Look for third-party certifications such as Certified Humane or Animal Welfare Approved, which require bedding, outdoor access, and prohibit gestation crates. If local options are scarce, seek regional co-ops that ship frozen; aggregated orders reduce packaging and transit emissions compared with multiple small parcels.
Ask your butcher to leave the skin on if you plan to roast a whole slab; cracklings reduce waste and add textural variety. Save bones for stock; smoked pork bones lend depth to beans, lentils, or collard greens, stretching one purchase across several meals.
Reducing Packaging Waste
Bring a clean glass jar or stainless container to participating butcher counters on August 20; many shops will tare the container and fill it with freshly sliced bacon, avoiding plastic zip bags. If you must buy pre-packaged, choose vacuum sleeves over plastic trays—they use up to 70 percent less plastic by weight and stack efficiently in transit.
Compost any uncooked fat trimmings in municipal green bins where accepted; the high nitrogen content balances carbon-rich yard waste. Never pour grease into compost—it attracts rodents and slows decomposition.

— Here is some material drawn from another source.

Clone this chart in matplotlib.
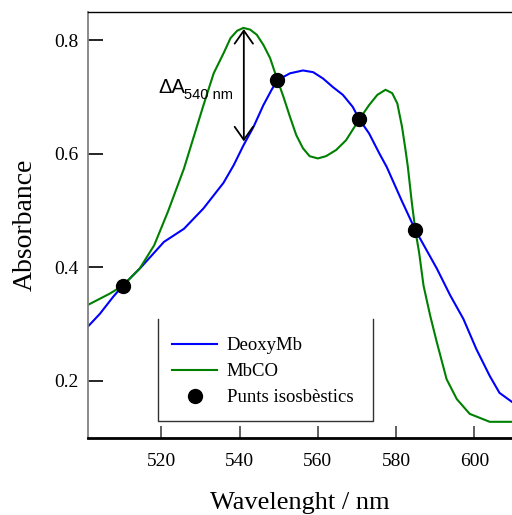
import numpy as np
import matplotlib
matplotlib.use('Agg')
import matplotlib.pyplot as plt
from matplotlib.lines import Line2D

# absorption spectra
deoxy_wl = [501.3, 504.3, 507.7, 510.2, 514.8, 520.7, 525.8, 530.8, 535.9, 538.5,
            541.0, 543.6, 546.1, 548.2, 549.7, 552.9, 556.2, 558.8, 561.3, 563.8,
            566.4, 568.9, 570.6, 573.1, 575.7, 577.6, 581.4, 584.9, 590.4, 593.8,
            597.2, 600.5, 603.9, 606.4, 609.6]
deoxy_abs = [0.296, 0.318, 0.348, 0.368, 0.400, 0.445, 0.468, 0.504, 0.549, 0.580,
             0.615, 0.648, 0.686, 0.713, 0.730, 0.742, 0.747, 0.744, 0.733, 0.718,
             0.704, 0.683, 0.661, 0.636, 0.601, 0.577, 0.518, 0.466, 0.398, 0.351,
             0.309, 0.256, 0.209, 0.179, 0.163]

mbco_wl = [501.3, 506.9, 510.2, 514.5, 518.2, 521.7, 525.8, 528.3, 530.8, 533.4,
           535.9, 537.7, 539.4, 541.0, 542.7, 544.4, 546.1, 547.8, 549.7, 551.2,
           552.9, 554.5, 556.2, 557.9, 560.0, 562.1, 564.7, 567.2, 570.6, 573.1,
           575.2, 577.3, 579.0, 580.3, 581.5, 582.4, 583.0, 584.0, 584.9, 585.9,
           587.0, 588.7, 590.4, 592.9, 595.5, 598.8, 603.9, 609.6]
mbco_abs = [0.334, 0.354, 0.368, 0.398, 0.439, 0.498, 0.574, 0.630, 0.686, 0.742,
            0.777, 0.804, 0.817, 0.822, 0.819, 0.810, 0.792, 0.769, 0.730, 0.701,
            0.665, 0.633, 0.610, 0.596, 0.592, 0.596, 0.607, 0.624, 0.661, 0.686,
            0.704, 0.713, 0.707, 0.689, 0.648, 0.607, 0.577, 0.515, 0.466, 0.425,
            0.368, 0.315, 0.268, 0.203, 0.168, 0.142, 0.128, 0.128]

iso_wl = [510.2, 549.7, 570.6, 584.9]
iso_abs = [0.368, 0.730, 0.661, 0.466]

delta_wl = 541.1
delta_top = 0.820
delta_bottom = 0.622

serif = 'Liberation Serif'
sans = 'Liberation Sans'

fig = plt.figure(figsize=(5.12, 5.15), dpi=100)
ax = fig.add_axes([0.1719, 0.1501, 0.8281, 0.8266])

ax.plot(deoxy_wl, deoxy_abs, color='#0000FF', lw=1.5, label='DeoxyMb')
ax.plot(mbco_wl, mbco_abs, color='#008000', lw=1.5, label='MbCO')
ax.plot(iso_wl, iso_abs, 'o', color='black', markersize=10, label='Punts isosbèstics')

ax.annotate('', xy=(delta_wl, delta_bottom), xytext=(delta_wl, delta_top),
            arrowprops=dict(arrowstyle='<->,head_length=0.47,head_width=0.33',
                            mutation_scale=20, color='black', lw=1.3,
                            shrinkA=0, shrinkB=0))
ax.text(519.2, 0.708, 'ΔA', family=sans, fontsize=14.5, va='baseline')
ax.text(525.8, 0.696, '540 nm', family=sans, fontsize=10.5, va='baseline')

ax.set_xlim(501.3, 609.6)
ax.set_ylim(0.1, 0.85)
ax.set_xticks([520, 540, 560, 580, 600])
ax.set_yticks([0.2, 0.4, 0.6, 0.8])
ax.set_yticklabels(['0.2', '0.4', '0.6', '0.8'])

ax.tick_params(axis='y', direction='in', length=11, width=1.2, color='black', pad=7)
ax.tick_params(axis='x', direction='in', length=9, width=1.2, color='#444444', pad=11)
for lab in ax.get_xticklabels() + ax.get_yticklabels():
    lab.set_family(serif)
    lab.set_fontsize(14)

ax.spines['right'].set_visible(False)
ax.spines['left'].set_color('#808080')
ax.spines['left'].set_linewidth(1.3)
ax.spines['bottom'].set_linewidth(2.0)
ax.spines['top'].set_linewidth(1.0)

ax.set_xlabel('Wavelenght / nm', family=serif, fontsize=19, labelpad=16)
ax.set_ylabel('Absorbance', family=serif, fontsize=20, labelpad=12)

leg = ax.legend(loc='upper left', bbox_to_anchor=(0.197, 0.236), frameon=False,
                prop={'family': serif, 'size': 13.5}, handlelength=2.45,
                handletextpad=0.5, labelspacing=0.47, borderaxespad=0,
                borderpad=0)
# legend frame drawn without its top edge
box_x = [0.1644, 0.1644, 0.6729, 0.6729]
box_y = [0.2788, 0.0399, 0.0399, 0.2788]
ax.add_line(Line2D(box_x, box_y, transform=ax.transAxes, color='#333333', lw=1.0))

plt.savefig('out.png', dpi=100)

Social Media Without the Cliché
Instead of posting another top-down shot of greasy strips, capture the moment the Maillard reaction kicks in: a short slow-motion video of bubbles forming along the edge as the meat curls and tightens. Tag the farm or brand so your followers can trace the pork, and add the temperature you cooked it to reinforce food-safety mindfulness.
Share a split-screen collage showing raw versus finished global styles, labeling each with country and wood type; educational posts earn three times the saves of purely aesthetic ones. Use alt text that describes color contrast and texture so visually impaired users can join the conversation.
Host a live Q&A on Instagram Stories ten minutes before you serve dinner; answer questions about oven temperature, curing myths, or plant-based swaps. Save the session to a highlight titled “Bacon 101” so latecomers can catch up without you repeating yourself next year.
Responsible Captioning
Avoid phrases like “bacon makes everything better” which alienate vegetarians and halal observers; instead write, “If you eat pork, try this technique for crisper texture.” Credit recipe creators by handle or website link, and never repost a photo without permission—small farms rely on image rights for marketing income.
Disclose gifted products with #ad or #sponsor when a brand supplied free samples; transparency builds trust and keeps you compliant with FTC guidelines. End captions with a question that invites technique swaps rather than mere emoji strings, encouraging dialogue that lasts beyond the algorithmic window.